I stayed on the ship for our first port, Punta del Este, Uruguay, as it really didn’t offer anything compelling for me; having wished we had sailed to Montevideo instead. So I did some work, met with Captain Joost Eldering, Hotel Manager, Ares Mantadakis and Chef Oliver (all of whom are incredibly friendly and go out of their way not only for me, but all the guests) and then – for lunch – did my usual Hamburger & Hot Dog Test.
Both were excellent, but while the hamburger was juicy and tasty it was slightly beyond my ordered medium rare and, once again, the hot dog buns are just too large. They make for a great presentation, but I find I need to remove about half of it in order to enjoy the hot dog properly.
It was then time for a nice soak in “my hot tub” on the bow and actually took a nice long nap as the skies opened and it down-poured.
That storm led to some rough seas (6-8 feet) with serious gale-force winds (60 mph), sufficient to render a good bit of the guests and crew seasick for the next 24-48 hours of our three sea days getting to South Georgia Island. That was the bad news.
The good news is that we are going to, weather and sea dependent, spend three days, no two as previously scheduled, at South Georgia Island!! And with about 16 hours until our anticipated arrival it looks like we are going to make it.

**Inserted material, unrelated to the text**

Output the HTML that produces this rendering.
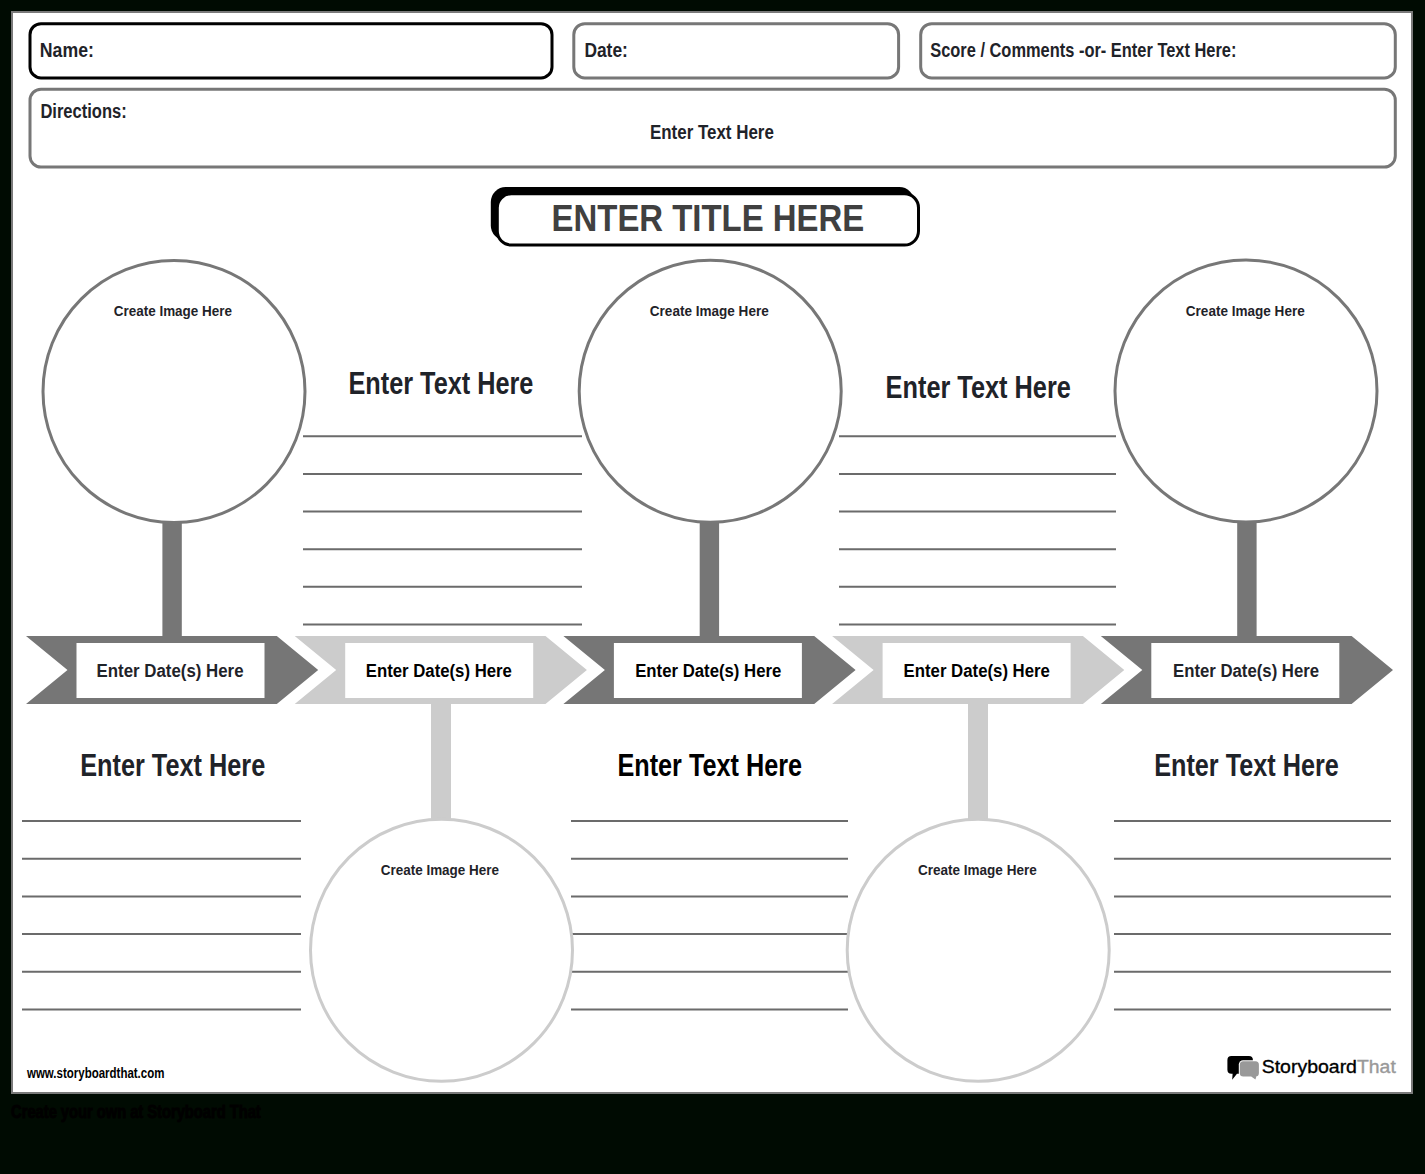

Over the next three days the Seabourn Expedition Team Leader, Chris Srigley, gave the introductions and began explaining how things work, Anton Wolfaardt gave his first talk on Seabirds, Lisa Baldwin her’s on whales and Brent Houston (who I refer to as the Penguin Whisperer) on the penguins of South Georgia Island. And, of course, Trevor Potts gave his talk, “In the Wake of Shackleton”; an amazing adventure. There were also introductory talks on photography, but I gave those a miss…and I know the photographers are going to create an incredible video before this journey ends.
It is now time for the Bio-Check to be sure all of our gear does not have any seeds or other contaminants and then waiting…in anticipation…for tomorrow.